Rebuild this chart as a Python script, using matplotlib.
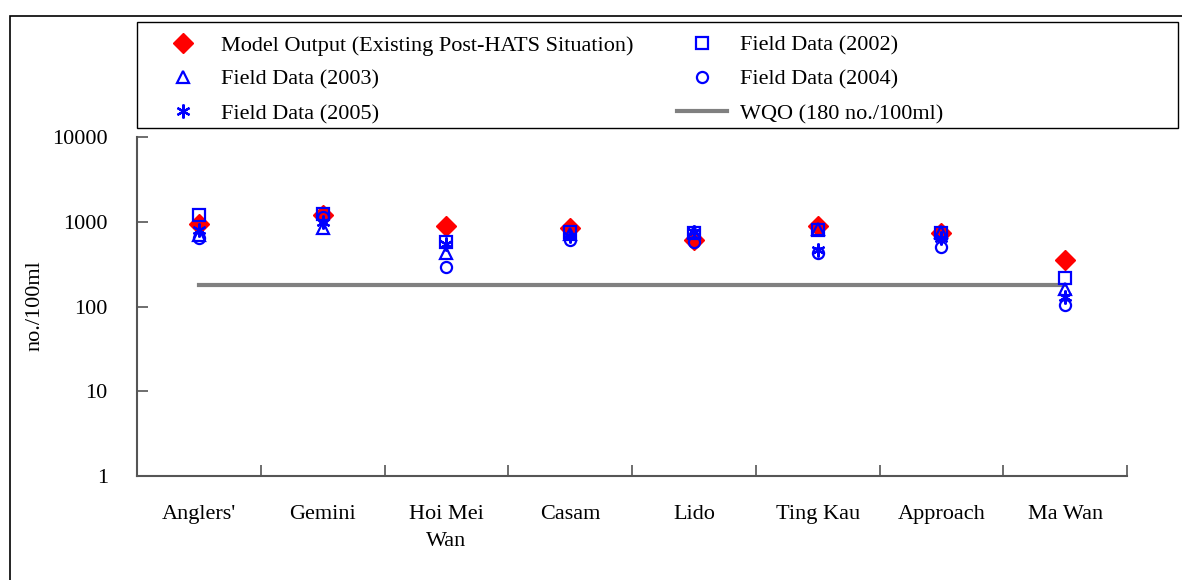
import matplotlib
matplotlib.use("Agg")
import matplotlib.pyplot as plt
from matplotlib.patches import Rectangle
from matplotlib.ticker import FixedLocator, FixedFormatter, NullLocator

plt.rcParams["font.family"] = ["Liberation Serif", "DejaVu Serif"]

# stations along the x axis
stations = ["Anglers'", "Gemini", "Hoi Mei\nWan", "Casam", "Lido", "Ting Kau", "Approach", "Ma Wan"]

# E. coli, no./100ml
model_output = [950, 1200, 900, 850, 610, 900, 740, 355]
field_2002 = [1200, 1230, 580, 760, 740, 800, 730, 215]
field_2003 = [700, 850, 430, 720, 760, 830, 760, 160]
field_2004 = [650, 1150, 295, 615, 580, 430, 510, 105]
field_2005 = [800, 1000, 540, 670, 750, 470, 650, 130]
wqo = 180

fig = plt.figure(figsize=(11.82, 5.80), dpi=100)
W, H = 1182, 580
ax = fig.add_axes([137 / W, 1 - 476 / H, (1127 - 137) / W, (476 - 137) / H])

x = [i + 0.5 for i in range(len(stations))]
blue = "#0000ff"

h_model, = ax.plot(x, model_output, ls="none", marker="D", ms=10, color="#ff0000", mec="#ff0000", zorder=3)
h_wqo, = ax.plot(x, [wqo] * len(x), color="#808080", lw=3, zorder=2)
h02, = ax.plot(x, field_2002, ls="none", marker="s", ms=8, mfc="none", mec=blue, mew=1.6, zorder=4)
h03, = ax.plot(x, field_2003, ls="none", marker="^", ms=9, mfc="none", mec=blue, mew=1.6, zorder=4)
h04, = ax.plot(x, field_2004, ls="none", marker="o", ms=8, mfc="none", mec=blue, mew=1.6, zorder=4)
h05, = ax.plot(x, field_2005, ls="none", marker=(6, 2, 0), ms=10, color=blue, mew=1.6, zorder=4)

ax.set_yscale("log")
ax.set_ylim(1, 10000)
ax.yaxis.set_major_locator(FixedLocator([1, 10, 100, 1000, 10000]))
ax.yaxis.set_major_formatter(FixedFormatter(["1", "10", "100", "1000", "10000"]))
ax.yaxis.set_minor_locator(NullLocator())

ax.set_xlim(0, len(stations))
ax.set_xticks(range(len(stations) + 1))
ax.set_xticklabels([])
ax.set_xticks(x, minor=True)
ax.set_xticklabels(stations, minor=True, fontsize=16, linespacing=1.55, va="top")

spine_col = "#555555"
for s in ["top", "right"]:
    ax.spines[s].set_visible(False)
for s in ["left", "bottom"]:
    ax.spines[s].set_color(spine_col)
    ax.spines[s].set_linewidth(1.5)
ax.tick_params(axis="y", direction="in", length=8, width=1.2, color=spine_col, labelsize=16, pad=21)
ax.tick_params(axis="x", which="major", direction="in", length=8, width=1.2, color=spine_col)
ax.tick_params(axis="x", which="minor", length=0, pad=21)
fig.text(35 / W, 1 - 306 / H, "no./100ml", rotation=90, fontsize=16, ha="center", va="center")

handles = [h_model, h03, h05, h02, h04, h_wqo]
labels = ["Model Output (Existing Post-HATS Situation)", "Field Data (2003)", "Field Data (2005)",
          "Field Data (2002)", "Field Data (2004)", "WQO (180 no./100ml)"]
leg = fig.legend(handles, labels, ncol=2, loc="upper left",
                 bbox_to_anchor=(158 / W, 1 - 35 / H),
                 fontsize=16, frameon=False, borderaxespad=0, borderpad=0,
                 handlelength=2.25, handletextpad=0.6, labelspacing=0.62, columnspacing=1.95)

# legend frame and outer frame
fig.patches.append(Rectangle((137 / W, 1 - 128 / H), (1178 - 137) / W, 106 / H, transform=fig.transFigure,
                             fill=False, edgecolor="black", lw=1))
fig.patches.append(Rectangle((10 / W, -0.05), 1.1, 1.05 - 16 / H, transform=fig.transFigure,
                             fill=False, edgecolor="black", lw=1.2))

fig.savefig("out.png", dpi=100)
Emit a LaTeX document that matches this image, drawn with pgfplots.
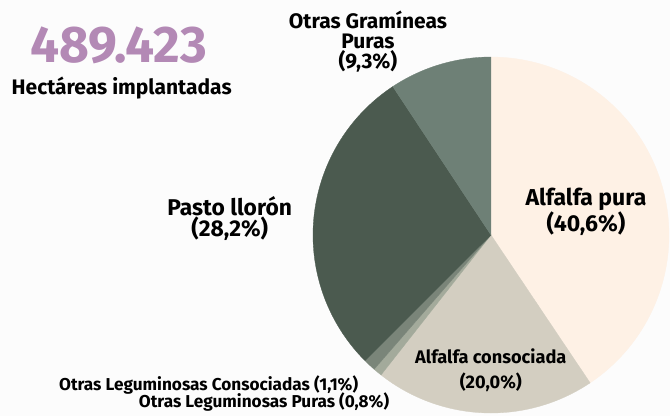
\documentclass[border=0pt]{standalone}
\usepackage{pgfplots}
\pgfplotsset{compat=1.18}
\usepgfplotslibrary{polar}
\usetikzlibrary{calc}
\usepackage{fontspec}
\setmainfont{Fira Sans}
\definecolor{bg}{HTML}{FCFCFC}
\definecolor{cPura}{HTML}{FEF1E5}
\definecolor{cCons}{HTML}{D3CEC1}
\definecolor{cLegP}{HTML}{A3AA9B}
\definecolor{cLegC}{HTML}{7A8579}
\definecolor{cPasto}{HTML}{4B5A4F}
\definecolor{cGram}{HTML}{6E8076}
\definecolor{cNum}{HTML}{B389B5}
\pgfdeclarelayer{bglayer}
\pgfsetlayers{bglayer,main}
\begin{document}
\begin{tikzpicture}
% shares (%): Alfalfa pura 40.6, Alfalfa consociada 20.0, Otras Leg. Puras 0.8,
% Otras Leg. Consociadas 1.1, Pasto lloron 28.2, Otras Gramineas Puras 9.3
% (clockwise from the top; 1% = 3.6 degrees)
\begin{polaraxis}[
  name=pie,
  scale only axis, width=356pt, height=356pt,
  ymin=0, ymax=1, hide axis, clip=false,
  samples=120]
\addplot[fill=cPura, draw=cPura, line width=0.3pt, domain=-56.16:90] {1} -- (0,0) -- cycle;
\addplot[fill=cCons, draw=cCons, line width=0.3pt, domain=-128.16:-56.16] {1} -- (0,0) -- cycle;
\addplot[fill=cLegP, draw=cLegP, line width=0.3pt, domain=-131.04:-128.16, samples=10] {1} -- (0,0) -- cycle;
\addplot[fill=cLegC, draw=cLegC, line width=0.3pt, domain=-135.00:-131.04, samples=10] {1} -- (0,0) -- cycle;
\addplot[fill=cPasto, draw=cPasto, line width=0.3pt, domain=-236.52:-135.00] {1} -- (0,0) -- cycle;
\addplot[fill=cGram, draw=cGram, line width=0.3pt, domain=-270.00:-236.52] {1} -- (0,0) -- cycle;
\end{polaraxis}
\coordinate (O) at ($(pie.center)+(-491pt,-181pt)$);
\begin{scope}[shift={(O)}, x=1pt, y=1pt]
\begin{pgfonlayer}{bglayer}
\fill[bg] (0,0) rectangle (670,416);
\end{pgfonlayer}
% headline
\node[anchor=base west, text=cNum, inner sep=0pt, font=\fontsize{51.5}{51}\selectfont\bfseries] at (30,353) {489.423};
\node[anchor=base west, inner sep=0pt, font=\fontsize{21}{22}\selectfont\bfseries] at (11.5,321.7) {Hectáreas implantadas};
% slice labels (anchor base = baseline of last line)
\node[align=center, inner sep=0pt, anchor=base, font=\fontsize{21}{20}\selectfont\bfseries] at (368,347.7) {Otras Gramíneas\\Puras\\(9,3\%)};
\node[align=center, inner sep=0pt, anchor=base, font=\fontsize{23}{24}\selectfont\bfseries] at (586,184.3) {Alfalfa pura\\(40,6\%)};
\node[align=center, inner sep=0pt, anchor=base, font=\fontsize{22.8}{21.5}\selectfont\bfseries] at (229.7,179.5) {Pasto llorón\\(28,2\%)};
\node[align=center, inner sep=0pt, anchor=base, font=\fontsize{18.2}{25}\selectfont\bfseries] at (490.8,28) {Alfalfa consociada\\(20,0\%)};
\node[anchor=base east, inner sep=0pt, font=\fontsize{17.2}{16}\selectfont\bfseries] at (358.3,26) {Otras Leguminosas Consociadas (1,1\%)};
\node[anchor=base east, inner sep=0pt, font=\fontsize{17.2}{16}\selectfont\bfseries] at (389.3,8.6) {Otras Leguminosas Puras (0,8\%)};
\end{scope}
\pgfresetboundingbox
\path[use as bounding box] (O) rectangle ($(O)+(670pt,416pt)$);
\end{tikzpicture}
\end{document}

......

Write out, word for word, the lines from the start of the data through the one holding "from matplotlib.ticker import". Omit pictures.

Rebuild this chart as a Python script, using matplotlib.
import matplotlib
matplotlib.use("Agg")
import matplotlib.pyplot as plt
from matplotlib.patches import Rectangle
from matplotlib.ticker import FixedLocator, FixedFormatter, NullLocator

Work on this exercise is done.